Life can be so short. Especially in light of eternity. Will we live by faith or by sight, in the few tree rings of the here and now?

May the short span of our lives be lived in a way pleasing to God, in light of His glory and grace, for eternity is in His hands. He makes the smallest grain of faith grow into a mighty tree, displaying His faithfulness for all to see (Isaiah 61:1-4).

"Teach us to number our days that we may gain a heart of wisdom (Psalm 90:12, a prayer of Moses)."

Saturday, July 28, 2012

A Woman Who Trusts in the Lord

The kids love playing dress up. There is a trunk in our living room that holds a treasure trove of old worn-out dress shirts, hats, and costumes. Some days, the kids are princesses and a knight. Others, they dress up like what they want to be when they grow up.  

Acting out the Nativity, the girls cover their heads with table cloths and my Little Man holds a hockey stick for a staff.

When my Bright Girl was a preschooler, I took her to the park to swing, and there was a muslim woman with a silken head covering, swinging her child. 

Bright girl took one look at the woman and shouted, 
"Look Mama!  She looks like Mary." 

The sweet woman understood and smiled.

Mary was an average, ordinary girl who went about her daily tasks of helping her mother care for their home. Yet, she was a woman who trusted the Lord.  

The day the angel Gabriel appeared to her, she was understandably frightened. He calmed her by saying "do not fear," and announced to her the wonderful news that she was highly favored by God and chosen to carry the Christ Child.  

Mary humbly accepted, with awe and wonder that God had picked her for such an honor (Luke 1:26-38).

It was chore time in Griese home. Bright Girl, thinking it was completely logical, tried to get out of helping by saying, "But, Mama, I don't want to be like Martha!"

She was referring to the sister of another Mary who sat at the Lord's feet and listened to His teaching. Martha rushed to make the perfect meal for Jesus. She became so exasperated Mary wasn't helping that she cried, "Lord, don't you care that my sister has left me to do all the work by myself?  Tell her to help me!"

But, the Lord answered by gently, telling Martha she was "worried and upset about many things, but only one thing is needed.  Mary has chosen what is better, and it will not be taken from her (Luke 10: 38, 41, 42, NIV, emphasis mine)."

Mary, sister of Martha, was in awe of Jesus. She feared the One who could wake the dead and give sight to the blind. Yet, she sensed His goodness and love and wanted to be near Him.  To be near Him is the one thing she desired.  She put Christ first above all else.

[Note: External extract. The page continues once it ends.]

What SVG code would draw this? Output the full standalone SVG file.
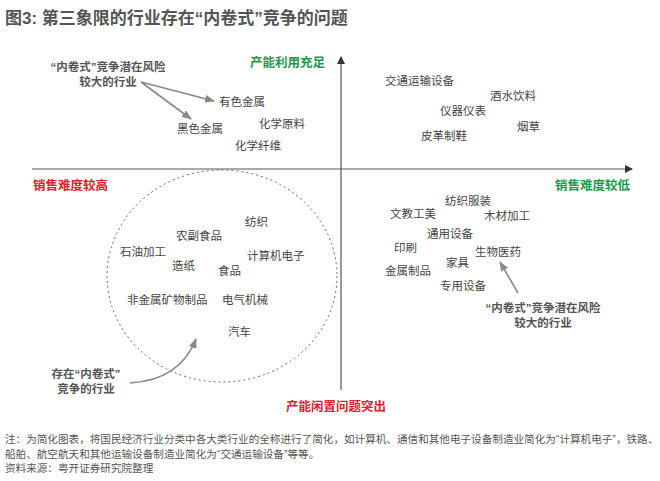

Martha learned a thing or two after this. Their brother, Lazarus was deathly ill and Jesus was about two days journey away. She sent a messager to ask Jesus to come right away and heal her brother. But, Jesus stayed. For two more days.  And, her brother died.

When Jesus arrived at their house, Lazarus had already been dead for four days. Martha was the first to go out and meet Jesus. She wondered why he had not come to heal her brother. But, then with awe and wonder she boldly implored Jesus. "I know that even now God will give you whatever you ask. (John 11: 22, NIV)"

She knew Christ could the miraculous, even raise the dead, and so she asked.  Jesus gave her the desire of her heart.

It wasn't a moment later that the tomb was opened and Lazarus walked out.

Humble acceptance, holy devotion, bold faith. These are the marks of a woman who trusts in the Lord.

May we all experience God in wisdom and in truth, receiving His gifts, seeking His face, and crying out for the grace that we so desparately need, becoming women who hear and trust the Lord.